Du côté des consommateurs, Mme Reid fait état d’une demande croissante pour les pré-roulés, en particulier les formats infusés, mais note également une évolution au-delà des achats motivés par la puissance. À mesure que le marché mûrit, elle s’attend à ce que l’intérêt se déplace vers les profils terpéniques, les cannabinoïdes mineurs et les produits adaptés à des expériences spécifiques des consommateurs.
« La gamme de produits… est inimaginable », a-t-elle déclaré lors de l’interview avec WXXI, en réfléchissant au chemin parcouru par le commerce de détail légal depuis la prohibition. Selon elle, l’innovation continuera à définir les transformateurs et les marques de l’État.
Lutter contre la concurrence illicite et affiner la réglementation
L’État continue de s’attaquer aux magasins illicites qui ont prospéré pendant la lente mise en place de la réglementation. Les initiatives de répression telles que l’opération Padlock de la ville de New York ont eu un impact mesurable. Selon l’OCM, les magasins agréés qui étaient ouverts avant la répression ont vu leurs ventes augmenter de 105% en quelques mois, ce qui montre que la répression combinée à l’éducation des consommateurs modifie les comportements d’achat.
Afin de mieux guider les consommateurs, l’OCM a lancé une carte interactive des détaillants agréés, soutenue par des messages de santé publique à l’échelle de l’État sur les avantages des produits réglementés en matière de sécurité.
Parallèlement, les régulateurs affinent les règles régissant le programme « cannabis showcase » de New York, qui autorise la vente sous licence lors d’événements éphémères de type marché, et envisagent des extensions qui pourraient à terme permettre la vente de cannabis dans les cinémas.

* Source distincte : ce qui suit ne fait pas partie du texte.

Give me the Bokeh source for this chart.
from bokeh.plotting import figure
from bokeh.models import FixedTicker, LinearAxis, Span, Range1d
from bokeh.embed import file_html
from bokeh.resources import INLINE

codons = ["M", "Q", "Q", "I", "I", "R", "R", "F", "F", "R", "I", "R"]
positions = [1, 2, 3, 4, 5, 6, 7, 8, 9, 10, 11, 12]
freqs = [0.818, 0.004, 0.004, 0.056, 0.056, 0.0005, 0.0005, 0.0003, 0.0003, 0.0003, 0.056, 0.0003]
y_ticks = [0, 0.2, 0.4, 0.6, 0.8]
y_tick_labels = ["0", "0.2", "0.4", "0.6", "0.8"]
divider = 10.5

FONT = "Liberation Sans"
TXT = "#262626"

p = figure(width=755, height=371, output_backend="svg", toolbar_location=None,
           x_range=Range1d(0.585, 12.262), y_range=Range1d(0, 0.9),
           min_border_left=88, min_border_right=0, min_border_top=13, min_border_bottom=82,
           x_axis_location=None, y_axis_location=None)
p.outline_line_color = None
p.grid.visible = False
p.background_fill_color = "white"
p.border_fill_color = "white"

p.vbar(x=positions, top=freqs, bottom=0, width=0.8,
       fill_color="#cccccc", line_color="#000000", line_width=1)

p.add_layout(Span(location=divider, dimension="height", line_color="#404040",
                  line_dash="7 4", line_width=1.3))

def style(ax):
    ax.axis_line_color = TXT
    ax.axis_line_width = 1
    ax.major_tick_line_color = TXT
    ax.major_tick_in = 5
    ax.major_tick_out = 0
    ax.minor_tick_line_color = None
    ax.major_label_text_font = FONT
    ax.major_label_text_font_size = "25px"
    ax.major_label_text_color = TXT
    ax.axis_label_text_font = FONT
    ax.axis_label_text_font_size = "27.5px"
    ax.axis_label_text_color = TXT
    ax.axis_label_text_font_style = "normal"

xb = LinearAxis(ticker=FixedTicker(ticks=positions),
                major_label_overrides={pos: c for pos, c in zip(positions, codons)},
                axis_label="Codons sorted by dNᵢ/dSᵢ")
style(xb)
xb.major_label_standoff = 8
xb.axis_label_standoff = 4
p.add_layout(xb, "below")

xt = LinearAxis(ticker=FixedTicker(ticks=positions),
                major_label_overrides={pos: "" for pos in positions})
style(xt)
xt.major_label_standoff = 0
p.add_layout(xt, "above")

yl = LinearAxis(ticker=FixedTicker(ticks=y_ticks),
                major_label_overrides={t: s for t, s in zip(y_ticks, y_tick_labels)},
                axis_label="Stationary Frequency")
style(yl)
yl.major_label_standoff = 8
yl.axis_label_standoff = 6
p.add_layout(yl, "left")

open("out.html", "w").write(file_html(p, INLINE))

Un paysage fédéral complexe
Les récentes évolutions au niveau fédéral sont également en train de remodeler l’environnement réglementaire. Mme Reid a décrit la décision fédérale d’interdire les produits à base de THC dérivés du chanvre, précédemment autorisés par la loi agricole de 2018, comme « une opportunité » de recalibrer la sécurité des consommateurs et l’intégration des entreprises. Elle met aussi en avant les préoccupations concernant les tests, l’emballage et la précision du dosage de ces produits et a signalé l’intention de New York de repenser sa réglementation sur le chanvre en conséquence.

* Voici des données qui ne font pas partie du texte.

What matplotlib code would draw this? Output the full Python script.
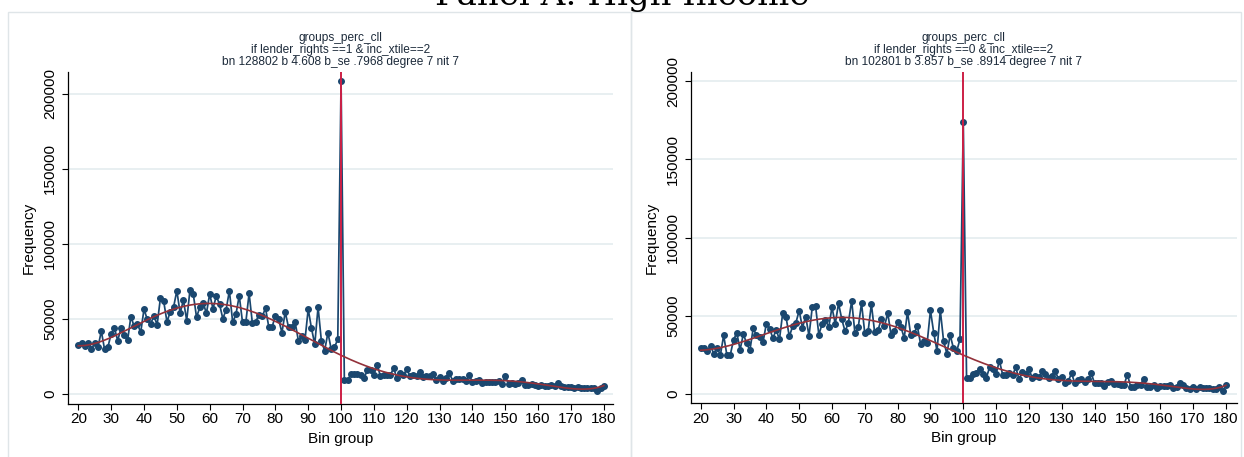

Mais elle a exprimé sa frustration face à la suppression par le Congrès d’une disposition qui aurait permis aux médecins des Anciens Combattants de recommander le cannabis dans les États où il est légal. Selon elle, cette omission est « très difficile » pour les anciens combattants qui comptent sur le cannabis dans le cadre de leurs soins de santé.

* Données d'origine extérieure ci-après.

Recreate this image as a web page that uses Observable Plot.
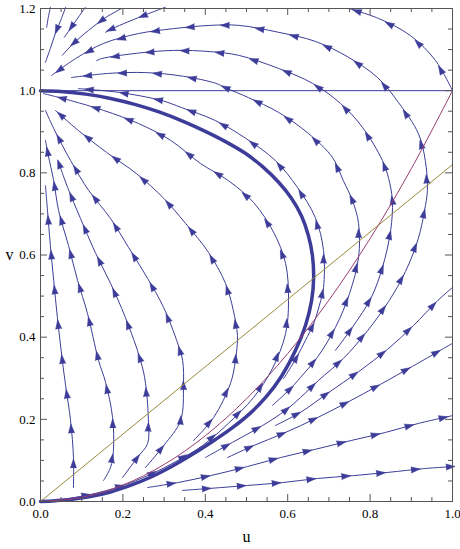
<!DOCTYPE html>
<html>
<head>
<meta charset="utf-8">
<script src="https://cdn.jsdelivr.net/npm/d3@7"></script>
<script src="https://cdn.jsdelivr.net/npm/@observablehq/plot@0.6"></script>
<style>
  html, body { margin: 0; padding: 0; background: #fff; }
  #chart { width: 460px; height: 549px; }
</style>
</head>
<body>
<div id="chart"></div>
<script>
// ---------- data, [u, v] ----------
// streamlines inside the separatrix (flow upward toward (0,1))
const streamL1 = [[0.080,0.034],[0.080,0.107],[0.073,0.197],[0.061,0.282],[0.053,0.343],[0.041,0.448],[0.032,0.538],[0.024,0.623],[0.017,0.708],[0.012,0.769]];
const streamL2 = [[0.153,0.051],[0.170,0.083],[0.177,0.124],[0.175,0.204],[0.158,0.290],[0.141,0.343],[0.114,0.458],[0.090,0.538],[0.068,0.623],[0.044,0.708],[0.032,0.781],[0.019,0.842],[0.012,0.879]];
const streamL3 = [[0.199,0.058],[0.235,0.107],[0.260,0.141],[0.262,0.192],[0.255,0.287],[0.243,0.343],[0.206,0.448],[0.170,0.531],[0.133,0.606],[0.097,0.689],[0.066,0.764],[0.044,0.825]];
const streamL4 = [[0.255,0.083],[0.299,0.136],[0.340,0.197],[0.347,0.282],[0.345,0.343],[0.333,0.385],[0.299,0.472],[0.260,0.543],[0.214,0.618],[0.170,0.689],[0.117,0.757],[0.073,0.830],[0.032,0.908],[0.012,0.952]];
const streamL5 = [[0.371,0.148],[0.420,0.204],[0.461,0.287],[0.473,0.343],[0.478,0.404],[0.468,0.465],[0.449,0.531],[0.408,0.606],[0.352,0.677],[0.299,0.738],[0.233,0.798],[0.160,0.850],[0.092,0.903],[0.036,0.952]];
const streamL6 = [[0.053,0.005],[0.121,0.017],[0.194,0.037],[0.267,0.066],[0.328,0.097],[0.393,0.136],[0.456,0.190],[0.517,0.253],[0.563,0.324],[0.595,0.409],[0.602,0.489],[0.595,0.579],[0.566,0.655],[0.517,0.728],[0.456,0.781],[0.388,0.823],[0.316,0.879],[0.238,0.920],[0.153,0.952],[0.073,0.976],[0.007,0.993]];
// streamlines outside the separatrix
const streamM7 = [[0.590,0.299],[0.607,0.326],[0.624,0.355],[0.643,0.392],[0.663,0.433],[0.680,0.489],[0.687,0.521],[0.687,0.611],[0.667,0.691],[0.624,0.764],[0.570,0.830],[0.498,0.884],[0.425,0.927],[0.342,0.959],[0.294,0.976],[0.189,0.996],[0.092,1.005]];
const streamP1 = [[0.400,0.107],[0.466,0.144],[0.539,0.185],[0.595,0.222],[0.631,0.253],[0.675,0.295],[0.735,0.348],[0.794,0.416],[0.845,0.487],[0.886,0.560],[0.917,0.640],[0.932,0.708],[0.939,0.757],[0.934,0.830],[0.917,0.896],[0.869,0.971],[0.818,1.032],[0.748,1.081],[0.667,1.120],[0.578,1.142],[0.481,1.159],[0.413,1.159],[0.323,1.151],[0.238,1.139],[0.153,1.115],[0.085,1.078],[0.027,1.037]];
const streamP2 = [[0.716,0.368],[0.757,0.424],[0.803,0.497],[0.830,0.570],[0.850,0.660],[0.854,0.733],[0.845,0.786],[0.830,0.830],[0.782,0.910],[0.728,0.969],[0.660,1.018],[0.578,1.054],[0.481,1.086],[0.413,1.095],[0.323,1.098],[0.233,1.091],[0.148,1.078],[0.136,1.073]];
const streamP3 = [[0.563,0.234],[0.607,0.275],[0.631,0.302],[0.672,0.351],[0.716,0.424],[0.750,0.506],[0.772,0.594],[0.772,0.677],[0.757,0.733],[0.735,0.781],[0.709,0.837],[0.650,0.896],[0.578,0.947],[0.505,0.983],[0.449,1.007],[0.425,1.018],[0.347,1.035],[0.255,1.044],[0.165,1.042],[0.075,1.032]];
const streamO1 = [[1.000,1.000],[0.959,1.073],[0.898,1.134],[0.820,1.176],[0.748,1.200]];
const streamE = [[0.570,0.185],[0.631,0.217],[0.699,0.265],[0.772,0.316],[0.842,0.370],[0.905,0.428],[0.964,0.489],[1.000,0.521]];
const streamF = [[0.454,0.107],[0.517,0.136],[0.590,0.166],[0.672,0.204],[0.748,0.243],[0.825,0.285],[0.903,0.329],[1.000,0.385]];
const streamG = [[0.260,0.034],[0.333,0.046],[0.413,0.063],[0.502,0.085],[0.583,0.107],[0.667,0.127],[0.752,0.148],[0.837,0.168],[0.917,0.190],[1.000,0.209]];
const streamH = [[0.345,0.027],[0.413,0.032],[0.502,0.039],[0.587,0.046],[0.672,0.056],[0.760,0.063],[0.845,0.071],[0.930,0.080],[1.000,0.085]];
// short streamlines in the top-left corner (flow down-left)
const streamTa = [[0.024,1.203],[0.019,1.179],[0.015,1.154]];
const streamTb = [[0.061,1.203],[0.049,1.171],[0.036,1.139],[0.024,1.103],[0.012,1.069]];
const streamTc = [[0.109,1.203],[0.083,1.166],[0.058,1.130]];
const streamTd = [[0.197,1.200],[0.158,1.178],[0.117,1.147],[0.080,1.115],[0.053,1.086]];
const streamTe = [[0.303,1.203],[0.238,1.178],[0.170,1.149],[0.158,1.142]];

// thick separatrix
const separatrix = [[0,1.0],[0.049,0.998],[0.114,0.991],[0.170,0.981],[0.231,0.966],[0.291,0.947],[0.352,0.923],[0.400,0.901],[0.449,0.876],[0.498,0.847],[0.539,0.815],[0.578,0.777],[0.609,0.738],[0.633,0.696],[0.650,0.648],[0.660,0.599],[0.663,0.545],[0.658,0.489],[0.643,0.428],[0.619,0.368],[0.585,0.305],[0.548,0.255],[0.508,0.214],[0.461,0.176],[0.413,0.143],[0.364,0.112],[0.316,0.084],[0.267,0.059],[0.218,0.039],[0.170,0.023],[0.121,0.012],[0.073,0.005],[0.036,0.002],[0,0]];

// nullclines
const lineV1 = [[0,1],[1,1]];
const lineRed = [[0,0],[0.1,0.01],[0.2,0.04],[0.3,0.09],[0.4,0.16],[0.5,0.25],[0.6,0.36],[0.7,0.49],[0.8,0.64],[0.9,0.81],[1.0,1.0]];
const lineOlive = [[0,0],[1,0.82]];

// ticks
const xMajor = [0, 0.2, 0.4, 0.6, 0.8, 1.0];
const yMajor = [0, 0.2, 0.4, 0.6, 0.8, 1.0, 1.2];
const xMinor = [0.05,0.1,0.15,0.25,0.3,0.35,0.45,0.5,0.55,0.65,0.7,0.75,0.85,0.9,0.95];
const yMinor = [0.05,0.1,0.15,0.25,0.3,0.35,0.45,0.5,0.55,0.65,0.7,0.75,0.85,0.9,0.95,1.05,1.1,1.15];

// ---------- build ----------
const streams = [streamL1, streamL2, streamL3, streamL4, streamL5, streamL6, streamM7, streamP1, streamP2, streamP3, streamO1, streamE, streamF, streamG, streamH, streamTa, streamTb, streamTc, streamTd, streamTe];

const W = 460, H = 549, ML = 40, MR = 8, MT = 8, MB = 48;
const innerW = W - ML - MR, innerH = H - MT - MB;
const SX = innerW / 1, SY = innerH / 1.2;

const streamRows = streams.flatMap((s, i) => s.map(([u, v]) => ({id: i, u, v})));

function arrowsOf(pts, start = 24, step = 35) {
  const out = [];
  let acc = 0, next = start;
  for (let i = 1; i < pts.length; i++) {
    const [u0, v0] = pts[i - 1], [u1, v1] = pts[i];
    const dx = (u1 - u0) * SX, dy = (v1 - v0) * SY;
    const len = Math.hypot(dx, dy);
    while (len > 0 && acc + len >= next) {
      const t = (next - acc) / len;
      out.push({u: u0 + t * (u1 - u0), v: v0 + t * (v1 - v0), r: Math.atan2(dx, dy) * 180 / Math.PI});
      next += step;
    }
    acc += len;
  }
  return out;
}
const arrowRows = streams.flatMap(s => arrowsOf(s));

const toRows = a => a.map(([u, v]) => ({u, v}));
const BLUE = "#3d3d99", RED = "#993d71", OLIVE = "#998b3d", FRAME = "#555";
const FONT = "'Liberation Serif', 'Times New Roman', serif";

const chart = Plot.plot({
  width: W, height: H,
  marginLeft: ML, marginRight: MR, marginTop: MT, marginBottom: MB,
  x: {domain: [0, 1]},
  y: {domain: [0, 1.2]},
  style: {fontFamily: FONT, fontSize: "13px", background: "#fff", overflow: "visible"},
  marks: [
    Plot.line(streamRows, {x: "u", y: "v", z: "id", stroke: BLUE, strokeWidth: 1, curve: "catmull-rom"}),
    Plot.vector(arrowRows, {x: "u", y: "v", rotate: "r", length: 9, shape: "spike", r: 3, anchor: "middle", fill: BLUE, stroke: BLUE, strokeWidth: 0.6}),
    Plot.line(toRows(separatrix), {x: "u", y: "v", stroke: BLUE, strokeWidth: 3.5, curve: "catmull-rom"}),
    Plot.line(toRows(lineV1), {x: "u", y: "v", stroke: BLUE, strokeWidth: 1}),
    Plot.line(toRows(lineRed), {x: "u", y: "v", stroke: RED, strokeWidth: 1, curve: "catmull-rom"}),
    Plot.line(toRows(lineOlive), {x: "u", y: "v", stroke: OLIVE, strokeWidth: 1}),
    Plot.frame({stroke: FRAME, strokeWidth: 1}),
    // inward ticks on all four sides
    Plot.ruleX(xMajor, {stroke: FRAME, insetTop: innerH - 7}),
    Plot.ruleX(xMajor, {stroke: FRAME, insetBottom: innerH - 7}),
    Plot.ruleX(xMinor, {stroke: FRAME, insetTop: innerH - 4}),
    Plot.ruleX(xMinor, {stroke: FRAME, insetBottom: innerH - 4}),
    Plot.ruleY(yMajor, {stroke: FRAME, insetRight: innerW - 7}),
    Plot.ruleY(yMajor, {stroke: FRAME, insetLeft: innerW - 7}),
    Plot.ruleY(yMinor, {stroke: FRAME, insetRight: innerW - 4}),
    Plot.ruleY(yMinor, {stroke: FRAME, insetLeft: innerW - 4}),
    Plot.axisX(xMajor, {tickSize: 0, tickPadding: 7, tickFormat: d3.format(".1f"), label: null, fontSize: 13, fill: "#000"}),
    Plot.axisY(yMajor, {tickSize: 0, tickPadding: 5, tickFormat: d3.format(".1f"), label: null, fontSize: 13, fill: "#000"}),
    Plot.text(["u"], {frameAnchor: "bottom", dy: 40, text: d => d, fontSize: 16, fill: "#000"}),
    Plot.text(["v"], {frameAnchor: "left", dx: -35, text: d => d, fontSize: 16, fill: "#000"})
  ]
});
document.getElementById("chart").appendChild(chart);
</script>
</body>
</html>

La situation fédérale dans son ensemble reste imprévisible, mais Mme Reid insiste sur le fait que l’État doit se préparer à plusieurs scénarios possibles tout en plaidant en faveur de réformes bancaires et financières sûres afin de réduire les coûts opérationnels disproportionnés supportés par les opérateurs légaux.
Qu’attendre de 2026 pour New York ?
Malgré les revers, Mme Reid considère que la trajectoire de l’État est étroitement liée au développement économique et à la réparation sociale, en particulier pour les communautés qui ont souffert de la criminalisation passée. Sa motivation à diriger l’OCM trouve son origine dans cette mission : veiller à ce que la légalisation ouvre des perspectives économiques aux personnes longtemps exclues des opportunités formelles.
« Même si nous n’avons délivré une licence qu’à une seule personne qui a été touchée négativement par la guerre contre la drogue, cela change déjà la trajectoire », a-t-elle déclaré.
Alors que New York dépasse la barre des 500 magasins, renforce l’application de la loi, soutient les opérateurs et révise la réglementation, le prochain chapitre de l’industrie du cannabis à New York sera défini par sa capacité à maintenir l’équilibre entre croissance et objectif social. Pour l’instant, la dynamique ne montre aucun signe de ralentissement.